Ia menuturkan pada pembangunan berkelanjutan, kebutuhan energi meningkat dari 1.418 juta SBM pada 2013 menjadi 2.829 juta SBM pada 2025 dan meningkat menjadi 9.388 juta SBM pada 2050 dengan laju pertumbuhan 5,2 persen per tahun.

Sektor industri, tutur Adiarso, merupakan konsumen energi nasional komersial terbesar dengan pangsa yang naik dari 37 persen pada 2013 dan diperkirakan menjadi 52 persen pada 2050 dan sektor transportasi adalah konsumen energi terbesar kedua dengan pangsa 28 persen pada 2013 dan diperkirakan akan naik menjadi 29 persen pada 2050.
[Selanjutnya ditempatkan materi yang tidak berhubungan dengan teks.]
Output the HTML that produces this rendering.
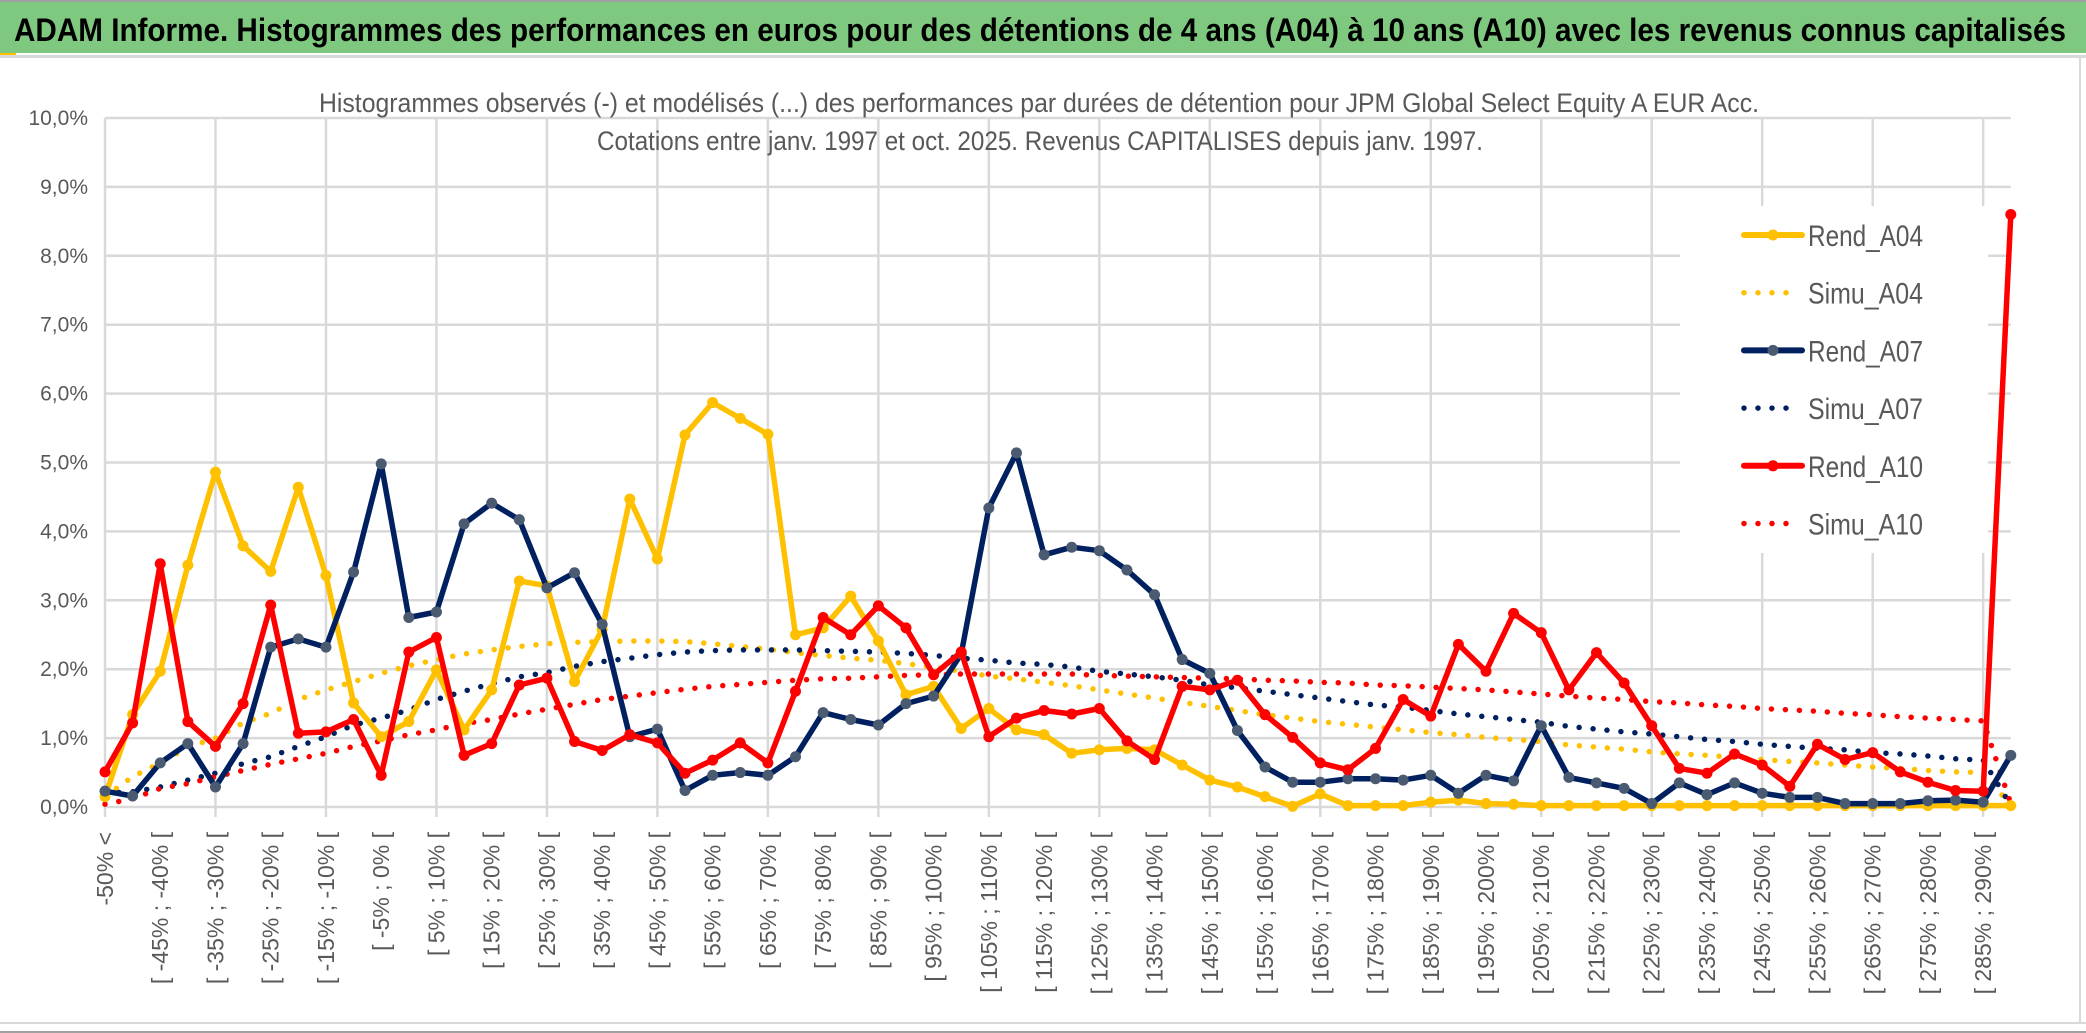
<!DOCTYPE html>
<html><head><meta charset="utf-8">
<style>
html,body{margin:0;padding:0;background:#fff;}
svg{display:block;}
</style></head>
<body>
<svg id="chart" width="2086" height="1033" xmlns="http://www.w3.org/2000/svg" font-family="'Liberation Sans', sans-serif">
  <rect x="0" y="0" width="2086" height="1033" fill="#ffffff"/>
  <rect x="0" y="0" width="2086" height="2" fill="#a0a0a0"/>
  <rect x="0" y="2" width="2086" height="51" fill="#7ec97f"/>
  <rect x="0" y="53" width="16" height="3" fill="#ffc000"/>
  <rect x="0" y="55" width="2086" height="3" fill="#d9d9d9"/>
  <rect x="2079" y="56" width="2" height="968" fill="#d9d9d9"/>
  <rect x="0" y="1022" width="2086" height="2" fill="#d9d9d9"/>
  <rect x="0" y="1031" width="2086" height="2" fill="#a0a0a0"/>
  <text x="14" y="41" font-size="32" font-weight="bold" fill="#000" textLength="2052" lengthAdjust="spacingAndGlyphs">ADAM Informe. Histogrammes des performances en euros pour des détentions de 4 ans (A04) à 10 ans (A10) avec les revenus connus capitalisés</text>
  <g id="grid"></g>
  <g id="yaxis"></g>
  <g id="xaxis"></g>
  <rect x="1680" y="206" width="308" height="347" fill="#ffffff"/>
  <g id="series"></g>
  <text x="1039" y="112" font-size="27" fill="#595959" text-anchor="middle" textLength="1440" lengthAdjust="spacingAndGlyphs">Histogrammes observés (-) et modélisés (...) des performances par durées de détention pour JPM Global Select Equity A EUR Acc.</text>
  <text x="1040" y="150" font-size="27" fill="#595959" text-anchor="middle" textLength="886" lengthAdjust="spacingAndGlyphs">Cotations entre janv. 1997 et oct. 2025. Revenus CAPITALISES depuis janv. 1997.</text>
  <g id="legend"></g>
</svg>
<script>
const categories = (function(){ const c=["-50% <"]; for(let k=1;k<70;k++){ if(k===69){c.push("290% >");} else {const a=-55+5*k; c.push("[ "+a+"% ; "+(a+5)+"% [");} } return c; })();
const yTicks = [0,1,2,3,4,5,6,7,8,9,10];
const yTickLabels = ["0,0%","1,0%","2,0%","3,0%","4,0%","5,0%","6,0%","7,0%","8,0%","9,0%","10,0%"];
const rendA04 = [0.15,1.34,1.97,3.51,4.86,3.79,3.42,4.64,3.36,1.51,1.02,1.24,1.99,1.12,1.70,3.28,3.21,1.82,2.58,4.47,3.60,5.40,5.87,5.64,5.41,2.50,2.60,3.06,2.41,1.63,1.75,1.14,1.43,1.12,1.05,0.78,0.83,0.85,0.83,0.61,0.39,0.29,0.15,0.01,0.19,0.02,0.02,0.02,0.07,0.10,0.05,0.04,0.02,0.02,0.02,0.02,0.02,0.02,0.02,0.02,0.02,0.02,0.02,0.02,0.02,0.02,0.02,0.02,0.02,0.02];
const rendA07 = [0.23,0.16,0.64,0.92,0.29,0.92,2.32,2.44,2.32,3.41,4.98,2.75,2.83,4.11,4.41,4.17,3.18,3.40,2.65,1.02,1.13,0.24,0.46,0.50,0.46,0.73,1.37,1.27,1.19,1.50,1.61,2.22,4.34,5.14,3.66,3.77,3.72,3.44,3.08,2.14,1.94,1.11,0.58,0.36,0.36,0.41,0.41,0.39,0.46,0.20,0.46,0.38,1.18,0.43,0.35,0.27,0.05,0.35,0.18,0.35,0.20,0.14,0.14,0.05,0.05,0.05,0.09,0.10,0.07,0.75];
const rendA10 = [0.51,1.22,3.53,1.24,0.88,1.50,2.93,1.07,1.09,1.27,0.46,2.25,2.46,0.75,0.92,1.77,1.87,0.95,0.82,1.05,0.93,0.49,0.68,0.93,0.64,1.68,2.75,2.50,2.92,2.60,1.92,2.25,1.02,1.29,1.40,1.35,1.43,0.96,0.69,1.75,1.70,1.84,1.34,1.01,0.64,0.54,0.85,1.56,1.32,2.36,1.97,2.81,2.53,1.70,2.24,1.80,1.18,0.56,0.49,0.77,0.61,0.30,0.91,0.69,0.79,0.51,0.36,0.24,0.23,8.60];
const simuA04 = [0.15,0.44,0.64,0.87,1.00,1.22,1.36,1.56,1.70,1.82,1.94,2.05,2.14,2.22,2.28,2.33,2.37,2.39,2.40,2.41,2.41,2.40,2.37,2.33,2.29,2.24,2.20,2.16,2.13,2.08,2.03,1.97,1.90,1.86,1.81,1.76,1.70,1.64,1.58,1.52,1.46,1.40,1.34,1.29,1.24,1.20,1.16,1.12,1.08,1.05,1.01,0.98,0.95,0.90,0.87,0.84,0.80,0.77,0.75,0.72,0.69,0.66,0.64,0.61,0.58,0.56,0.53,0.51,0.50,0.02];
const simuA07 = [0.20,0.22,0.29,0.39,0.49,0.63,0.73,0.88,1.02,1.19,1.29,1.41,1.56,1.68,1.79,1.89,1.95,2.04,2.11,2.16,2.21,2.25,2.27,2.28,2.28,2.28,2.27,2.26,2.25,2.23,2.20,2.16,2.13,2.09,2.07,2.03,1.97,1.93,1.89,1.84,1.77,1.73,1.68,1.63,1.58,1.53,1.48,1.45,1.40,1.35,1.31,1.27,1.23,1.17,1.13,1.09,1.06,1.02,0.98,0.95,0.91,0.88,0.85,0.83,0.79,0.77,0.74,0.70,0.68,0.02];
const simuA10 = [0.04,0.12,0.27,0.34,0.44,0.53,0.62,0.70,0.78,0.88,0.96,1.05,1.12,1.21,1.27,1.35,1.42,1.49,1.56,1.61,1.66,1.71,1.75,1.78,1.81,1.84,1.86,1.87,1.89,1.91,1.92,1.93,1.93,1.93,1.93,1.93,1.91,1.90,1.89,1.88,1.87,1.86,1.84,1.83,1.81,1.80,1.77,1.76,1.74,1.72,1.70,1.67,1.64,1.61,1.58,1.56,1.53,1.51,1.48,1.46,1.43,1.41,1.39,1.36,1.34,1.31,1.29,1.27,1.25,0.05];
const legendLabels = ["Rend_A04","Simu_A04","Rend_A07","Simu_A07","Rend_A10","Simu_A10"];

const NS="http://www.w3.org/2000/svg";
const X0=105, DX=27.62, Y0=807, DY=68.9;
function xPos(i){ return X0 + i*DX; }
function yPos(v){ return Y0 - v*DY; }
function mk(tag, attrs, parent){ const e=document.createElementNS(NS,tag); for(const k in attrs){ e.setAttribute(k, attrs[k]); } parent.appendChild(e); return e; }

const grid=document.getElementById('grid');
const yaxis=document.getElementById('yaxis');
const xaxis=document.getElementById('xaxis');
const series=document.getElementById('series');
const legend=document.getElementById('legend');
const xEnd = xPos(categories.length-1);

yTicks.forEach(function(t, k){
  const ln = mk('line',{x1:X0,x2:xEnd,y1:yPos(t),y2:yPos(t),stroke:'#d9d9d9','stroke-width':2.5},grid);
  
  
  const tx = mk('text',{x:88,y:yPos(t)+7,'font-size':21,fill:'#595959','text-anchor':'end'},yaxis);
  tx.textContent = yTickLabels[k];
  
  
});
for(let i=0;i<categories.length;i+=4){
  const ln = mk('line',{x1:xPos(i),x2:xPos(i),y1:yPos(10),y2:Y0+10,stroke:'#d9d9d9','stroke-width':2.5},grid);
  
  
}
for(let i=0;i<categories.length;i+=2){
  const x = xPos(i)+8;
  const tx = mk('text',{x:x,y:832,'font-size':23,fill:'#595959','text-anchor':'end',transform:'rotate(-90 '+x+' 832)'},xaxis);
  tx.textContent = categories[i];
  
  
}

function pts(arr){ return arr.map(function(v,i){ return xPos(i).toFixed(1)+','+yPos(v).toFixed(1); }).join(' '); }

function simu(arr, color, name){
  const p = mk('polyline',{points:pts(arr),fill:'none',stroke:color,'stroke-width':5.5,'stroke-linecap':'round','stroke-dasharray':'0 14'},series);
  
  
}
function rend(arr, color, marker, name){
  const p = mk('polyline',{points:pts(arr),fill:'none',stroke:color,'stroke-width':5.5,'stroke-linejoin':'round'},series);
  
  
  arr.forEach(function(v,i){
    const c = mk('circle',{cx:xPos(i),cy:yPos(v),r:5.5,fill:marker},series);
    
    
  });
}
simu(simuA04,'#ffc000','simu-a04-line');
simu(simuA07,'#002060','simu-a07-line');
simu(simuA10,'#ff0000','simu-a10-line');
rend(rendA04,'#ffc000','#ffc000','rend-a04-line');
rend(rendA07,'#002060','#4a5a70','rend-a07-line');
rend(rendA10,'#ff0000','#ff0000','rend-a10-line');

const legendColors=['#ffc000','#ffc000','#002060','#002060','#ff0000','#ff0000'];
const legendMarkers=['#ffc000',null,'#4a5a70',null,'#ff0000',null];
legendLabels.forEach(function(lbl,k){
  const y = 235 + k*57.7;
  if(legendMarkers[k]){
    const l = mk('line',{x1:1744,x2:1802,y1:y,y2:y,stroke:legendColors[k],'stroke-width':6,'stroke-linecap':'round'},legend);
    
    
    const c = mk('circle',{cx:1773,cy:y,r:5.5,fill:legendMarkers[k]},legend);
    
    
  } else {
    const l = mk('line',{x1:1744,x2:1790,y1:y,y2:y,stroke:legendColors[k],'stroke-width':5.5,'stroke-linecap':'round','stroke-dasharray':'0 14'},legend);
    
    
  }
  const t = mk('text',{x:1808,y:y+11,'font-size':30,fill:'#595959',textLength:115,lengthAdjust:'spacingAndGlyphs'},legend);
  t.textContent = lbl;
  
  
});
</script>
</body></html>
Selanjutnya, sektor rumah tangga diperkirakan pada 2050 pangsanya sebesar sembilan persen, komersial enam persen dan lain-lain sebesar empat persen.

Dengan kebutuhan tersebut, ia menyayangkan sebagian besar masih dipenuhi dengan pemanfaatan bahan bakar minyak (BBM) dengan pangsa 35 persen pada 2013 dan diprediksi akan meningkat menjadi 38 persen pada 2050. Selain BBM, pangsa batubara, gas bumi, listrik dan bahan bakar nabati (BBN) juga diprediksi meningkat pada 2050, masing-masing sebesar 22 persen, 15 persen, 19 persen dan dua persen.

Adiarso mengatakan pemanfaatan energi berkesinambungan juga diperlukan untuk membebaskan Indonesia dari “middle income trap” atau perangkap negara berpendapatan menengah yang sering dihadapi negara berkembang.

“Menurut World Bank, batas negara berpenghasilan menengah dan berpenghasilan tinggi adalah 12.616 dolar AS per kapita. Bagaimana memanfaatkan energi terbarukan, teknologi efisien dan program yang menurunkan emisi gas rumah kaca ini mulai 2014 hingga 2050,” ujar dia.

Menurut dia, data-data tersebut berdasarkan data historis setidaknya selama 13 tahun terakhir untuk memotret kondisi kebutuhan energi ke depan dengan beberapa asumsi, diantaranya populasi, pertumbuhan rata-rata, harga minyak mentah, harga batubara, harga gas, PDB/GDP serta pertumbuhan GDP.

Ia berharap data-data yang disajikan BPPT dapat menjadi referensi pemerintah dalam menyusun perencanaan dan mengambil kebijakan agar pembangunan berkelanjutan dapat tercapai.